- GIVEN INSTRUCTION: From the listing below, copy word for word every line starting at the one that includes "Give me the Bokeh source for this chart." and ending at the one that includes "from bokeh.resources import INLINE"; the pictures are omitted.

- Plotting code records:

::::

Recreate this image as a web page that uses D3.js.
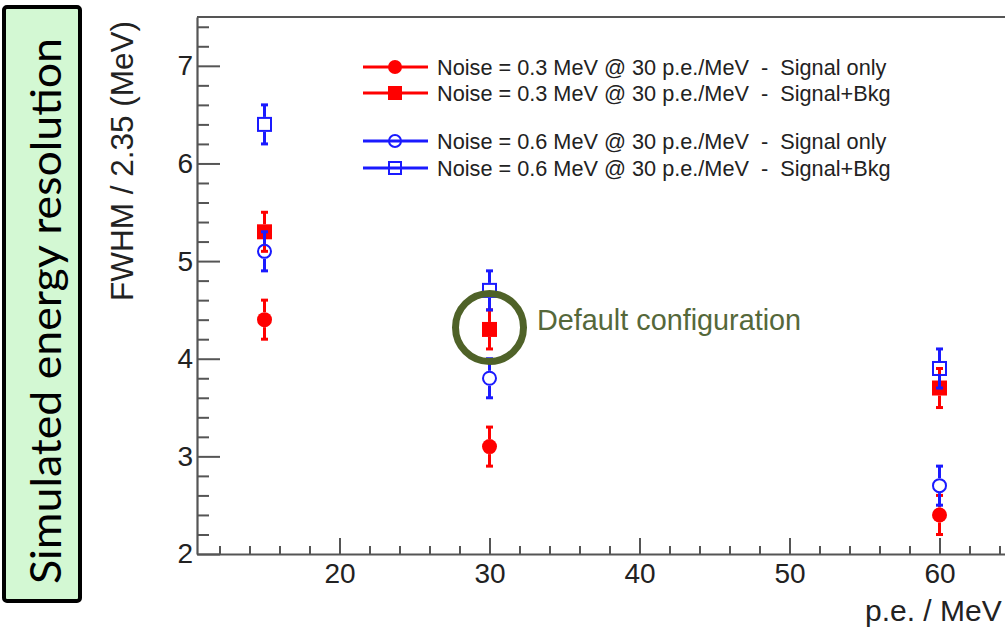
<!DOCTYPE html>
<html><head><meta charset="utf-8">
<script src="https://cdn.jsdelivr.net/npm/d3@7/dist/d3.min.js"></script>
<style>
body{margin:0;background:#fff;overflow:hidden}
svg text{font-family:"Liberation Sans",Arial,Helvetica,sans-serif}
</style>
</head><body>
<svg id="chart" width="1005" height="631"></svg>
<script>
// ---- data ----
const peValues = [15, 30, 60];
const seriesLabels = [
  "Noise = 0.3 MeV @ 30 p.e./MeV  -  Signal only",
  "Noise = 0.3 MeV @ 30 p.e./MeV  -  Signal+Bkg",
  "Noise = 0.6 MeV @ 30 p.e./MeV  -  Signal only",
  "Noise = 0.6 MeV @ 30 p.e./MeV  -  Signal+Bkg"
];
const noise03SignalOnly = [4.4, 3.1, 2.4];
const noise03SignalBkg  = [5.3, 4.3, 3.7];
const noise06SignalOnly = [5.1, 3.8, 2.7];
const noise06SignalBkg  = [6.4, 4.7, 3.9];
const noise03SignalOnlyErr = [0.2, 0.2, 0.2];
const noise03SignalBkgErr  = [0.2, 0.2, 0.2];
const noise06SignalOnlyErr = [0.2, 0.2, 0.2];
const noise06SignalBkgErr  = [0.2, 0.2, 0.2];
const yTickValues = [2, 3, 4, 5, 6, 7];
const xTickValues = [20, 30, 40, 50, 60];
const yTitle = "FWHM / 2.35 (MeV)";
const xTitle = "p.e. / MeV";
const sideLabel = "Simulated energy resolution";
const annotation = "Default configuration";
const defaultPE = 30;
const defaultValue = 4.3;

// ---- setup ----
const svg = d3.select("#chart");
const x = d3.scaleLinear().domain([10.5, 64.5]).range([197, 1007]);
const y = d3.scaleLinear().domain([2, 7.5]).range([554, 17]);
const axisColor = "#555";
const RED = "#ff0000", BLUE = "#1a1aff", OLIVE = "#4f6228";

// side box
svg.append("rect").attr("x", 4).attr("y", 7).attr("width", 76).attr("height", 594)
  .attr("rx", 3).attr("fill", "#d3f8d3").attr("stroke", "#000").attr("stroke-width", 4);
svg.append("text").attr("transform", "translate(61,311) rotate(-90)")
  .attr("text-anchor", "middle").style("font-family", "Lato, 'Open Sans', sans-serif")
  .attr("font-size", 42).attr("fill", "#000")
  .attr("textLength", 546).attr("lengthAdjust", "spacingAndGlyphs")
  .text(sideLabel);

// frame top line
svg.append("line").attr("x1", x.range()[0]).attr("x2", x.range()[1])
  .attr("y1", y.range()[1]).attr("y2", y.range()[1])
  .attr("stroke", axisColor).attr("stroke-width", 2);

// minor ticks
const yMinor = d3.range(10, 38).map(i => +(i * 0.2).toFixed(1)).filter(v => Math.abs(v - Math.round(v)) > 1e-6);
const xMinor = d3.range(12, 65, 2).filter(v => v % 10 !== 0);

const yMinorG = svg.append("g").attr("transform", `translate(${x.range()[0]},0)`)
  .call(d3.axisLeft(y).tickValues(yMinor).tickSizeInner(-12).tickSizeOuter(0).tickFormat(""));
yMinorG.select(".domain").remove();
const xMinorG = svg.append("g").attr("transform", `translate(0,${y.range()[0]})`)
  .call(d3.axisBottom(x).tickValues(xMinor).tickSizeInner(-8).tickSizeOuter(0).tickFormat(""));
xMinorG.select(".domain").remove();

// major axes
const yAxisG = svg.append("g").attr("transform", `translate(${x.range()[0]},0)`)
  .call(d3.axisLeft(y).tickValues(yTickValues).tickSizeInner(-23).tickSizeOuter(0).tickPadding(4).tickFormat(d3.format("d")));
const xAxisG = svg.append("g").attr("transform", `translate(0,${y.range()[0]})`)
  .call(d3.axisBottom(x).tickValues(xTickValues).tickSizeInner(-16).tickSizeOuter(0).tickPadding(9).tickFormat(d3.format("d")));
[yAxisG, xAxisG, yMinorG, xMinorG].forEach(g => {
  g.selectAll("line").attr("stroke", axisColor).attr("stroke-width", 2);
  g.selectAll(".domain").attr("stroke", axisColor).attr("stroke-width", 2.2);
  g.selectAll("text").attr("font-size", 28).attr("fill", "#222")
   .style("font-family", "'Liberation Sans', Arial, sans-serif");
});

// axis titles
svg.append("text").attr("transform", "translate(133,21) rotate(-90)")
  .attr("text-anchor", "end").attr("font-size", 31.5).attr("fill", "#222").text(yTitle);
svg.append("text").attr("x", 865).attr("y", 621)
  .attr("font-size", 30).attr("fill", "#222").text(xTitle);

// ---- series ----
const series = [
  {vals: noise03SignalOnly, errs: noise03SignalOnlyErr, color: RED, shape: "circle", filled: true},
  {vals: noise03SignalBkg, errs: noise03SignalBkgErr, color: RED, shape: "square", filled: true},
  {vals: noise06SignalOnly, errs: noise06SignalOnlyErr, color: BLUE, shape: "circle", filled: false},
  {vals: noise06SignalBkg, errs: noise06SignalBkgErr, color: BLUE, shape: "square", filled: false}
];
const half = 7.5;

function drawMarker(g, cx, cy, s, h) {
  if (s.shape === "circle") {
    g.append("circle").attr("cx", cx).attr("cy", cy).attr("r", s.filled ? h : h - 1)
      .attr("fill", s.filled ? s.color : "none")
      .attr("stroke", s.color).attr("stroke-width", s.filled ? 0 : 2);
  } else {
    const hh = s.filled ? h : h - 1;
    g.append("rect").attr("x", cx - hh).attr("y", cy - hh).attr("width", 2 * hh).attr("height", 2 * hh)
      .attr("fill", s.filled ? s.color : "none")
      .attr("stroke", s.color).attr("stroke-width", s.filled ? 0 : 2);
  }
}

series.forEach(s => {
  const g = svg.append("g");
  peValues.forEach((pe, i) => {
    const cx = x(pe), cy = y(s.vals[i]);
    const yt = y(s.vals[i] + s.errs[i]), yb = y(s.vals[i] - s.errs[i]);
    g.append("line").attr("x1", cx).attr("x2", cx).attr("y1", yt).attr("y2", cy - half)
      .attr("stroke", s.color).attr("stroke-width", 3);
    g.append("line").attr("x1", cx).attr("x2", cx).attr("y1", cy + half).attr("y2", yb)
      .attr("stroke", s.color).attr("stroke-width", 3);
    [yt, yb].forEach(yy => g.append("line").attr("x1", cx - 3.5).attr("x2", cx + 3.5)
      .attr("y1", yy).attr("y2", yy).attr("stroke", s.color).attr("stroke-width", 3));
    drawMarker(g, cx, cy, s, half);
  });
});

// ---- legend ----
const legendRows = [67, 93, 141, 168];
series.forEach((s, i) => {
  const g = svg.append("g");
  const ly = legendRows[i];
  g.append("line").attr("x1", 363).attr("x2", 428).attr("y1", ly).attr("y2", ly)
    .attr("stroke", s.color).attr("stroke-width", 3);
  drawMarker(g, 395, ly, s, 7);
  g.append("text").attr("x", 437).attr("y", ly).attr("dy", "0.35em")
    .attr("font-size", 21.7).attr("fill", "#222").style("white-space", "pre")
    .text(seriesLabels[i]);
});

// ---- annotation ----
svg.append("circle").attr("cx", x(defaultPE)).attr("cy", y(defaultValue) - 2).attr("r", 34)
  .attr("fill", "none").attr("stroke", OLIVE).attr("stroke-width", 7);
svg.append("text").attr("x", 537).attr("y", 330).attr("font-size", 28.8)
  .attr("fill", "#55683a").text(annotation);
</script>
</body></html>
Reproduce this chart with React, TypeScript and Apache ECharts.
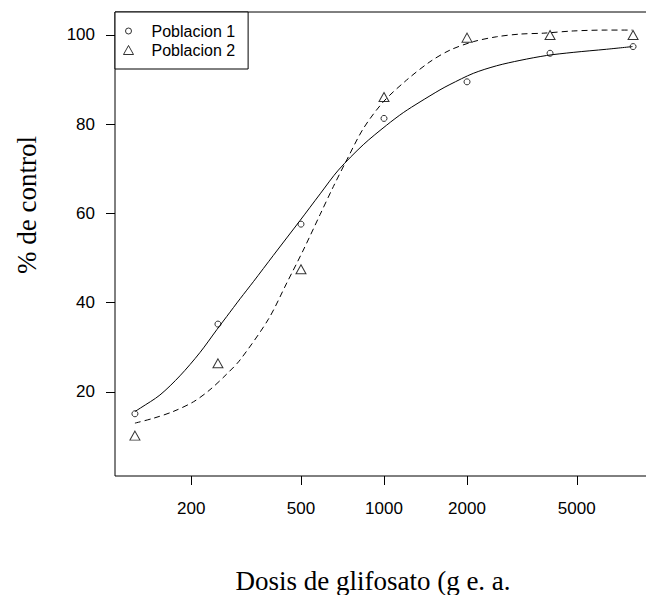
import React, { useEffect, useRef } from "react";
import * as echarts from "echarts";

// Observed data (dose in g e.a., response in % de control)
const DOSES = [125, 250, 500, 1000, 2000, 4000, 8000];
const POBLACION_1 = [15.1, 35.2, 57.6, 81.3, 89.5, 95.9, 97.4];
const POBLACION_2 = [10.2, 26.4, 47.5, 86.1, 99.4, 100.0, 100.0];

// Fitted curves
const FIT_1_DOSES = [125, 131, 154, 182, 215, 248, 269, 301, 336, 397, 496, 587, 683, 841, 1023, 1175, 1351, 1596, 1734, 2107, 2561, 3111, 3886, 4852, 6411, 7962];
const FIT_1_VALUES = [15.6, 16.4, 19.3, 23.6, 28.8, 34.0, 36.9, 40.9, 44.7, 50.6, 58.4, 64.4, 69.7, 75.4, 79.8, 82.6, 85.0, 87.7, 88.9, 91.4, 93.1, 94.3, 95.4, 96.1, 96.8, 97.4];
const FIT_2_DOSES = [125, 146, 172, 204, 234, 269, 301, 381, 444, 510, 587, 655, 733, 841, 994, 1208, 1468, 1734, 2107, 2561, 3111, 3777, 4852, 6411, 7962];
const FIT_2_VALUES = [13.0, 14.1, 15.6, 17.8, 20.5, 24.0, 27.2, 36.3, 44.4, 51.8, 59.8, 66.0, 72.0, 79.0, 85.0, 89.9, 94.0, 96.6, 98.5, 99.6, 100.2, 100.4, 100.9, 101.1, 101.1];

const X_TICKS = [200, 500, 1000, 2000, 5000];
const Y_TICKS = [20, 40, 60, 80, 100];
const SERIES_NAMES = ["Poblacion 1", "Poblacion 2"];
const X_TITLE = "Dosis de glifosato (g e. a.";
const Y_TITLE = "% de control";

const lg = (d: number) => Math.log10(d);
const pairs = (xs: number[], ys: number[]) => xs.map((x, i) => [lg(x), ys[i]]);

export default function App() {
  const ref = useRef<HTMLDivElement>(null);
  useEffect(() => {
    if (!ref.current) return;
    const chart = echarts.init(ref.current, null, { renderer: "svg" });
    const sans = "Liberation Sans, Arial, Helvetica, sans-serif";
    const serif = "Liberation Serif, Times New Roman, serif";
    const logMin = lg(125) - 0.04 * (lg(8000) - lg(125));
    const logMax = lg(8000) + 0.04 * (lg(8000) - lg(125));
    chart.setOption({
      animation: false,
      backgroundColor: "#fff",
      grid: {
        left: 115,
        top: 12,
        width: 538,
        height: 464,
        show: true,
        borderColor: "#000",
        borderWidth: 1,
        backgroundColor: "transparent",
        containLabel: false,
        outerBoundsMode: "none",
      },
      legend: {
        data: [
          // small circle icon: the two leading moves keep the drawn circle at 6px inside a 10x9 box
          { name: SERIES_NAMES[0], icon: "path://M0,0M10,9M2,4.5A3,3,0,1,0,8,4.5A3,3,0,1,0,2,4.5Z" },
          { name: SERIES_NAMES[1] },
        ],
        left: 115,
        top: 12,
        orient: "vertical",
        padding: [11, 13, 11, 8],
        itemGap: 3,
        itemWidth: 10,
        itemHeight: 9,
        borderColor: "#000",
        borderWidth: 1,
        borderRadius: 0,
        backgroundColor: "#fff",
        itemStyle: { borderWidth: 1, borderColor: "#000", color: "rgba(0,0,0,0)" },
        textStyle: { color: "#000", fontSize: 16, fontFamily: sans, padding: [0, 0, 0, 13] },
      },
      xAxis: {
        type: "value",
        min: logMin,
        max: logMax,
        axisLine: { show: false },
        splitLine: { show: false },
        axisTick: {
          show: true,
          length: 9,
          inside: false,
          customValues: X_TICKS.map(lg),
          lineStyle: { color: "#000", width: 1 },
        },
        axisLabel: {
          customValues: X_TICKS.map(lg),
          formatter: (v: number) => String(Math.round(Math.pow(10, v))),
          color: "#000",
          fontSize: 17,
          fontFamily: sans,
          margin: 24,
        },
        name: X_TITLE,
        nameLocation: "middle",
        nameGap: 91,
        nameTextStyle: { color: "#000", fontSize: 27, fontFamily: serif, padding: [0, 22, 0, 0] },
      },
      yAxis: {
        type: "value",
        min: 1.15,
        max: 105.15,
        axisLine: { show: false },
        splitLine: { show: false },
        axisTick: {
          show: true,
          length: 9,
          inside: false,
          customValues: Y_TICKS,
          lineStyle: { color: "#000", width: 1 },
        },
        axisLabel: {
          customValues: Y_TICKS,
          color: "#000",
          fontSize: 17,
          fontFamily: sans,
          margin: 20,
        },
        name: Y_TITLE,
        nameLocation: "middle",
        nameGap: 75,
        nameTextStyle: { color: "#000", fontSize: 27, fontFamily: serif, padding: [0, 0, 0, 78] },
      },
      series: [
        {
          name: "Ajuste 1",
          type: "line",
          data: pairs(FIT_1_DOSES, FIT_1_VALUES),
          showSymbol: false,
          symbol: "none",
          smooth: 0.3,
          lineStyle: { color: "#000", width: 1, type: "solid" },
          silent: true,
        },
        {
          name: "Ajuste 2",
          type: "line",
          data: pairs(FIT_2_DOSES, FIT_2_VALUES),
          showSymbol: false,
          symbol: "none",
          smooth: 0.3,
          lineStyle: { color: "#000", width: 1, type: [6, 4] },
          silent: true,
        },
        {
          name: SERIES_NAMES[0],
          type: "scatter",
          data: pairs(DOSES, POBLACION_1),
          symbol: "circle",
          symbolSize: 6,
          itemStyle: { color: "rgba(0,0,0,0)", borderColor: "#000", borderWidth: 1 },
        },
        {
          name: SERIES_NAMES[1],
          type: "scatter",
          data: pairs(DOSES, POBLACION_2),
          symbol: "triangle",
          symbolSize: [10, 9],
          itemStyle: { color: "rgba(0,0,0,0)", borderColor: "#000", borderWidth: 1 },
        },
      ],
    });
    return () => chart.dispose();
  }, []);
  return (
    <div
      ref={ref}
      style={{ position: "fixed", left: 0, top: 0, width: 646, height: 595, background: "#fff" }}
    />
  );
}
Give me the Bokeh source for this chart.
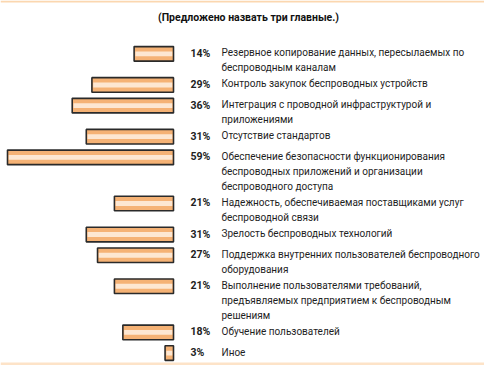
from bokeh.plotting import figure
from bokeh.models import Range1d, Label, ColumnDataSource, BoxAnnotation
from bokeh.core.properties import value
from bokeh.embed import file_html
from bokeh.resources import INLINE

title_text = "(Предложено назвать три главные.)"
labels = [
    "Резервное копирование данных, пересылаемых по\nбеспроводным каналам",
    "Контроль закупок беспроводных устройств",
    "Интеграция с проводной инфраструктурой и\nприложениями",
    "Отсутствие стандартов",
    "Обеспечение безопасности функционирования\nбеспроводных приложений и организации\nбеспроводного доступа",
    "Надежность, обеспечиваемая поставщиками услуг\nбеспроводной связи",
    "Зрелость беспроводных технологий",
    "Поддержка внутренних пользователей беспроводного\nоборудования",
    "Выполнение пользователями требований,\nпредъявляемых предприятием к беспроводным\nрешениям",
    "Обучение пользователей",
    "Иное",
]
values = [14, 29, 36, 31, 59, 21, 31, 27, 21, 18, 3]

W, H = 484, 365
FONT = "Roboto"
Y_SPAN = 376                      # layout units covered by the figure height
ROW_STEP = {1: 21.3, 2: 32.0, 3: 47.5}
BAR_END_PX = 173                  # screen x of the bars' common right edge
PX_PER_PCT = 166 / 59

# row layout
ys = []
y = 55.0
for lab in labels:
    ys.append(y)
    y += ROW_STEP[lab.count("\n") + 1]

src = ColumnDataSource(dict(
    y=ys,
    left=[-v for v in values],
    right=[0] * len(values),
    ileft=[-v + 0.45 for v in values],
    iright=[-0.45] * len(values),
    pct=[f"{v}%" for v in values],
    label=labels,
    zero=[0] * len(values),
))

p = figure(width=W, height=H, output_backend="svg", toolbar_location=None,
           x_range=Range1d(-BAR_END_PX / PX_PER_PCT, (W - BAR_END_PX) / PX_PER_PCT),
           y_range=Range1d(Y_SPAN, 0),
           min_border=0, outline_line_color=None)
p.axis.visible = False
p.grid.visible = False
p.background_fill_color = "white"
p.border_fill_color = "white"

# decorative top/bottom bands
p.add_layout(BoxAnnotation(top=0, bottom=2, fill_color="#fbd7b0", fill_alpha=1, line_color=None))
p.add_layout(BoxAnnotation(top=Y_SPAN - 3, bottom=Y_SPAN, fill_color="#fde3c8", fill_alpha=1, line_color=None))

p.hbar(y="y", left="left", right="right", height=15, source=src,
       fill_color="#f5b275", line_color="#2a2a2a", line_width=1.6)
p.hbar(y="y", left="ileft", right="iright", height=5, source=src,
       fill_color="#fde7d2", line_color=None)

p.text(x="zero", y="y", text="pct", source=src, x_offset=17, y_offset=-7,
       text_font=value(FONT), text_font_size="10.5px", text_font_style="bold",
       text_color="#222222", text_align="left", text_baseline="top")
p.text(x="zero", y="y", text="label", source=src, x_offset=48, y_offset=-6.5,
       text_font=value(FONT), text_font_size="10px", text_line_height=1.36,
       text_color="#1e1e1e", text_align="left", text_baseline="top")

p.add_layout(Label(x=248, y=18, x_units="screen", y_units="data", text=title_text,
                   text_font=FONT, text_font_size="10.5px", text_font_style="bold",
                   text_color="#111111", text_align="center", text_baseline="middle"))

open("out.html", "w").write(file_html(p, INLINE))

::::

- RESULT OF THE EXERCISE:
Give me the Bokeh source for this chart.
from bokeh.plotting import figure
from bokeh.models import Range1d, Label, ColumnDataSource, BoxAnnotation
from bokeh.core.properties import value
from bokeh.embed import file_html
from bokeh.resources import INLINE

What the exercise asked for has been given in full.